**WHAT IS ASKED**
Write out all the data again, exactly as it stands.

[start INFORMATION PROVIDED]

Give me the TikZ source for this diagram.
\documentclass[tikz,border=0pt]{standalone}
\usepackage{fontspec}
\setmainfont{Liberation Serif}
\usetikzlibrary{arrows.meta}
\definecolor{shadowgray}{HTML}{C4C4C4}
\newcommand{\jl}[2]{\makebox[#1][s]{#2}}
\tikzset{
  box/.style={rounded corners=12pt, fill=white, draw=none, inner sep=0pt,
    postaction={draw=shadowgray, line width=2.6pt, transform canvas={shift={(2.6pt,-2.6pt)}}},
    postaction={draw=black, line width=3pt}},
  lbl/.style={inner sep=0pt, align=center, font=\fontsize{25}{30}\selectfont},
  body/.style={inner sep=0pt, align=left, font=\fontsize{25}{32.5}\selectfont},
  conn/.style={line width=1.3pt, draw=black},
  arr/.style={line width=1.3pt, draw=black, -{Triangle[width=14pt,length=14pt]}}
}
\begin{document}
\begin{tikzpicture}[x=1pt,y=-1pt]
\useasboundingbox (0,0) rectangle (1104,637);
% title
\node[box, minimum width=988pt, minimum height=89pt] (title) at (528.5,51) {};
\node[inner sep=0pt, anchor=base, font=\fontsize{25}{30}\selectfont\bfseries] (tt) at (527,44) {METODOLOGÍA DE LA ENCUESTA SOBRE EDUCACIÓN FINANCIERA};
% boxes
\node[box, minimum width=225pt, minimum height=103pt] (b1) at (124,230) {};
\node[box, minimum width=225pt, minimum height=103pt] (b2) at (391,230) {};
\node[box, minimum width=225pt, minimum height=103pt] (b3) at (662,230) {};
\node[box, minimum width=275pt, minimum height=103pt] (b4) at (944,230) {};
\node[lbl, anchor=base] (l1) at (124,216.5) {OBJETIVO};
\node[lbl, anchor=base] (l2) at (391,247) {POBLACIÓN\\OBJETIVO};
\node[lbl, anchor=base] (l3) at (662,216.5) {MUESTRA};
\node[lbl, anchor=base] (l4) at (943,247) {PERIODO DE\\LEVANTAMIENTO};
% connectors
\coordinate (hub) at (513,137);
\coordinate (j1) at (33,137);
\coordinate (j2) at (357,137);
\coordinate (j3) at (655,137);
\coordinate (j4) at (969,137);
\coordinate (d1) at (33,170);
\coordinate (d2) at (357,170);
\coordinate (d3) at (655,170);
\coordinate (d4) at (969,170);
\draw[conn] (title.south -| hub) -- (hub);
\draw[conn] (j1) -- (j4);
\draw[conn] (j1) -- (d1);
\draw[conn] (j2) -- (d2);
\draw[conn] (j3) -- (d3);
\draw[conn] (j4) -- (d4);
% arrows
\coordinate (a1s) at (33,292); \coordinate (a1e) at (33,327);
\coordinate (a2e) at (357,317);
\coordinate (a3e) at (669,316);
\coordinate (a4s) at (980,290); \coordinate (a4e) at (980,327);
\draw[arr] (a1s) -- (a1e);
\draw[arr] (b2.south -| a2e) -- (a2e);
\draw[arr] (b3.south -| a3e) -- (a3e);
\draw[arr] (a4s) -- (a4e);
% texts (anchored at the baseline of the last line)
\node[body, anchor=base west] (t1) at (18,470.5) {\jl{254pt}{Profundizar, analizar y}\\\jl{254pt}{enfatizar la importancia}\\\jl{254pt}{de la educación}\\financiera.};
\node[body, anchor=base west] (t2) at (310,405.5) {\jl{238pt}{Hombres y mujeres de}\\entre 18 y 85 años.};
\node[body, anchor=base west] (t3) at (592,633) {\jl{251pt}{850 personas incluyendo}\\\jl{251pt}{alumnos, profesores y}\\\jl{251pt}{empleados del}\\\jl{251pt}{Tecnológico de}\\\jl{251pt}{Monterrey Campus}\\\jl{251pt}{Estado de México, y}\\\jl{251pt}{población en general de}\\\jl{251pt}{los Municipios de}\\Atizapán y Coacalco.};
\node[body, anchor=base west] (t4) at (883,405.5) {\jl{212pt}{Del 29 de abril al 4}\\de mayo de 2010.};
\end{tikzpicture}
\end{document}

[end INFORMATION PROVIDED]

**SOLUTION**
Give me the TikZ source for this diagram.
\documentclass[tikz,border=0pt]{standalone}
\usepackage{fontspec}
\setmainfont{Liberation Serif}
\usetikzlibrary{arrows.meta}
\definecolor{shadowgray}{HTML}{C4C4C4}
\newcommand{\jl}[2]{\makebox[#1][s]{#2}}
\tikzset{
  box/.style={rounded corners=12pt, fill=white, draw=none, inner sep=0pt,
    postaction={draw=shadowgray, line width=2.6pt, transform canvas={shift={(2.6pt,-2.6pt)}}},
    postaction={draw=black, line width=3pt}},
  lbl/.style={inner sep=0pt, align=center, font=\fontsize{25}{30}\selectfont},
  body/.style={inner sep=0pt, align=left, font=\fontsize{25}{32.5}\selectfont},
  conn/.style={line width=1.3pt, draw=black},
  arr/.style={line width=1.3pt, draw=black, -{Triangle[width=14pt,length=14pt]}}
}
\begin{document}
\begin{tikzpicture}[x=1pt,y=-1pt]
\useasboundingbox (0,0) rectangle (1104,637);
% title
\node[box, minimum width=988pt, minimum height=89pt] (title) at (528.5,51) {};
\node[inner sep=0pt, anchor=base, font=\fontsize{25}{30}\selectfont\bfseries] (tt) at (527,44) {METODOLOGÍA DE LA ENCUESTA SOBRE EDUCACIÓN FINANCIERA};
% boxes
\node[box, minimum width=225pt, minimum height=103pt] (b1) at (124,230) {};
\node[box, minimum width=225pt, minimum height=103pt] (b2) at (391,230) {};
\node[box, minimum width=225pt, minimum height=103pt] (b3) at (662,230) {};
\node[box, minimum width=275pt, minimum height=103pt] (b4) at (944,230) {};
\node[lbl, anchor=base] (l1) at (124,216.5) {OBJETIVO};
\node[lbl, anchor=base] (l2) at (391,247) {POBLACIÓN\\OBJETIVO};
\node[lbl, anchor=base] (l3) at (662,216.5) {MUESTRA};
\node[lbl, anchor=base] (l4) at (943,247) {PERIODO DE\\LEVANTAMIENTO};
% connectors
\coordinate (hub) at (513,137);
\coordinate (j1) at (33,137);
\coordinate (j2) at (357,137);
\coordinate (j3) at (655,137);
\coordinate (j4) at (969,137);
\coordinate (d1) at (33,170);
\coordinate (d2) at (357,170);
\coordinate (d3) at (655,170);
\coordinate (d4) at (969,170);
\draw[conn] (title.south -| hub) -- (hub);
\draw[conn] (j1) -- (j4);
\draw[conn] (j1) -- (d1);
\draw[conn] (j2) -- (d2);
\draw[conn] (j3) -- (d3);
\draw[conn] (j4) -- (d4);
% arrows
\coordinate (a1s) at (33,292); \coordinate (a1e) at (33,327);
\coordinate (a2e) at (357,317);
\coordinate (a3e) at (669,316);
\coordinate (a4s) at (980,290); \coordinate (a4e) at (980,327);
\draw[arr] (a1s) -- (a1e);
\draw[arr] (b2.south -| a2e) -- (a2e);
\draw[arr] (b3.south -| a3e) -- (a3e);
\draw[arr] (a4s) -- (a4e);
% texts (anchored at the baseline of the last line)
\node[body, anchor=base west] (t1) at (18,470.5) {\jl{254pt}{Profundizar, analizar y}\\\jl{254pt}{enfatizar la importancia}\\\jl{254pt}{de la educación}\\financiera.};
\node[body, anchor=base west] (t2) at (310,405.5) {\jl{238pt}{Hombres y mujeres de}\\entre 18 y 85 años.};
\node[body, anchor=base west] (t3) at (592,633) {\jl{251pt}{850 personas incluyendo}\\\jl{251pt}{alumnos, profesores y}\\\jl{251pt}{empleados del}\\\jl{251pt}{Tecnológico de}\\\jl{251pt}{Monterrey Campus}\\\jl{251pt}{Estado de México, y}\\\jl{251pt}{población en general de}\\\jl{251pt}{los Municipios de}\\Atizapán y Coacalco.};
\node[body, anchor=base west] (t4) at (883,405.5) {\jl{212pt}{Del 29 de abril al 4}\\de mayo de 2010.};
\end{tikzpicture}
\end{document}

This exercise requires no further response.